“For every house is built by someone, but God is the builder of everything.”
I stopped into a cafe to get out of the pouring rain. I ordered a cup of coffee and was shocked to hear the price. “Why is your coffee so expensive?” I asked.
“You aren’t paying only for the coffee. You are paying for the fine china it’s served in and the ambiance,” the cashier said as he waved his hand to show me the beauty of the cafe. I paid for my coffee and sat down and pondered his words.
How often am I paying attention to only one small part of God’s creation and not seeing it in the context of the whole? I give thanks for the food I eat, yet I seldom give thanks for the people who plant and harvest it. I don’t give thanks for the favorable weather that allowed the crops to grow. Nor do I give thanks for the insects that pollinate or ward off other insects that may want to eat the crops. I don’t give thanks for the microbes in the soil, or the air, or any of the myriad of things that go into the production of my food. In other words, I rarely see the full picture of the abundance and blessings of God.

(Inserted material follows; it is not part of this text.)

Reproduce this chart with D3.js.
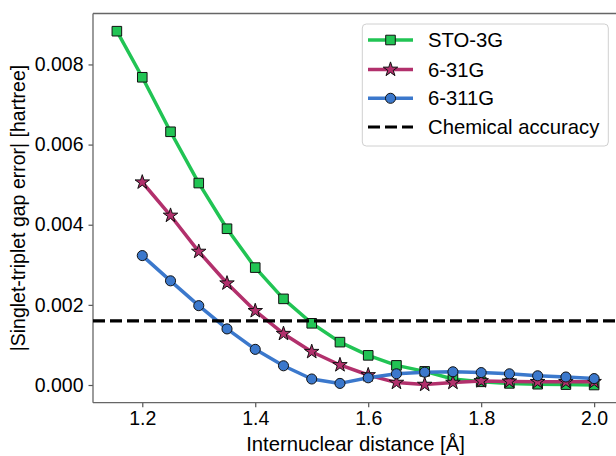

When I think of all that goes into the production of my food, I am reminded of how intricately interwoven our lives are. What is affecting you today will somehow affect me, even if we are worlds apart. That commandment of Jesus’ to love one another was a way to ensure that we all have good lives, not just some of us. I sipped the last of my coffee and went back out into the storm. I had a new appreciation for humanity. It’s not “every man for himself.” It’s every man is me.”